'Time For Action' to Avert Colorado River Crisis, Federal Official Says

The Colorado River has for years been locked in a pattern of chronic overuse, with much more water doled out to cities and farmlands than what’s flowing into its reservoirs.

The river basin, which stretches from Wyoming to Mexico, has been drying out during what scientists say is one of the driest 19-year periods in the past 1,200 years.

Its largest reservoir, Lake Mead, now stands just 39 percent full. And the federal government has warned that the likelihood of the reservoir dropping to critical shortage levels is growing.

With all indicators pointing to increasing risks of a water crash in the Southwest, the top official of the U.S. Bureau of Reclamation came to the Imperial Valley with a message for the district that holds the largest single entitlement to Colorado River water: It’s time for action to avert a worst-case scenario, and everyone will need to pitch in. 

Reclamation Commissioner Brenda Burman told the Imperial Irrigation District’s board that she wants to see water agencies in California, Arizona and Nevada restart stalled talks on a “drought contingency plan,” under which all sides would agree to temporarily take less water from Lake Mead to keep it from falling to disastrously low levels.  

“It’s very important for us to start thinking about, what do we need to do to protect Lake Mead and to protect the water users?” Burman told the IID board on Tuesday. She pointed out that four states in the river’s Upper Basin are working on a regional drought plan, and that during the past three years, the three Lower Basin states had, until recently, been negotiating their plan, too. 

“Those talks have sort of fallen off. And I’m here to say for this secretary, for this administration, those talks need to be starting again,” Burman said. 

“We need to be talking about what does a drought contingency plan in the Lower Basin look like? And we need action. We need action this year,” she said. “If you take one message from what I’m saying today, it’s that we face an overwhelming risk on the system, and the time for action is now.”

The last time the federal agency’s commissioner came to personally address the IID board was in 2004. She said she thought it was important to come to talk about the risks that all users of Colorado River water now face. 

Stressing the urgency of her appeal, Burman showed a chart with a range of possible reservoir levels for Lake Mead in the mid-2020s, including a worst-case scenario in which the reservoir falls to “dead pool” — too low for any water to flow over Hoover Dam. 
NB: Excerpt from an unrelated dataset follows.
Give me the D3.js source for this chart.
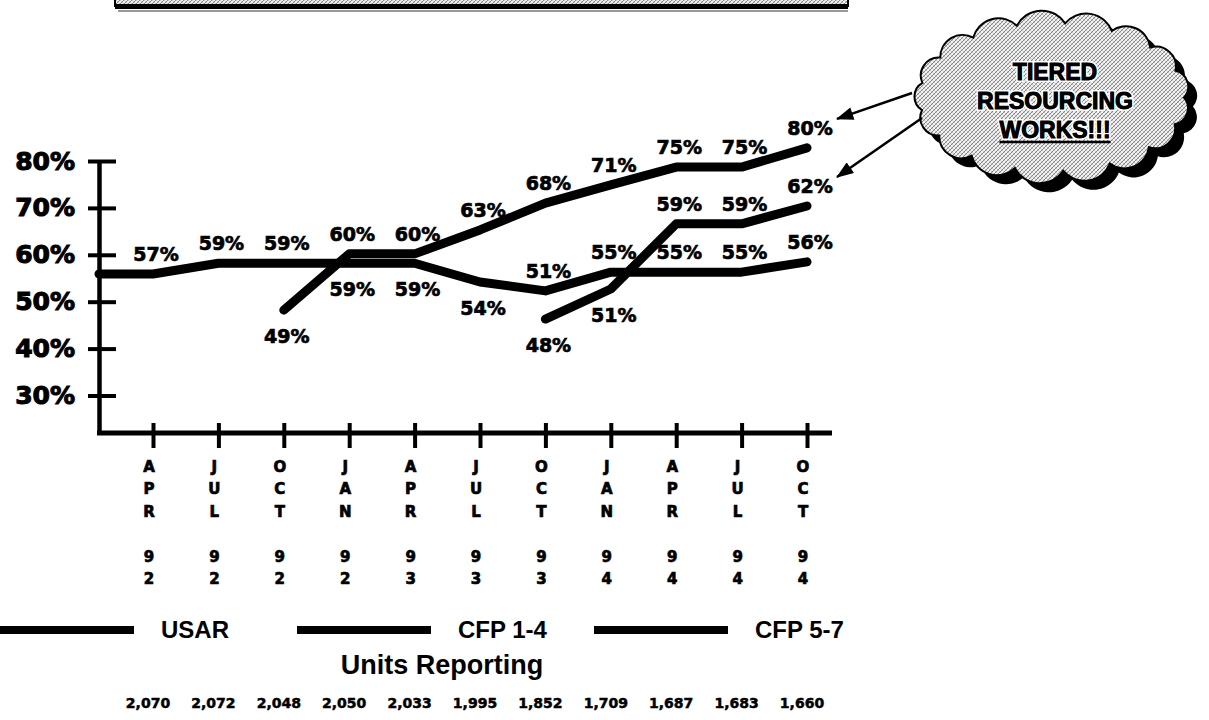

The Trump administration last year chose Burman, a lawyer and veteran of western water issues, to serve under Interior Secretary Ryan Zinke as leader of the bureau, which manages dams and delivers water to more than 31 million people and farmlands across the West. 

Burman now faces the task of trying to shepherd to completion talks toward Colorado River deals that began during the Obama administration. 

Officials representing California, Arizona and Nevada started talking about a drought contingency plan in 2015. But disagreements have flared between Arizona agencies, and California water districts have also run into issues that need to be resolved. 

Under a U.S.-Mexico deal signed last year, Mexico agreed to cut the amount it takes from the river together with the U.S. states to help with the situation at Lake Mead. But that agreement will only take effect once California, Arizona and Nevada finalize their drought plan.

During the past year, meanwhile, the water outlook has grown increasingly dire. Parts of the Colorado River Basin got record-low snowpack this winter, and the amount of spring runoff from the Rocky Mountains into Lake Powell was estimated to be just 42 percent of average.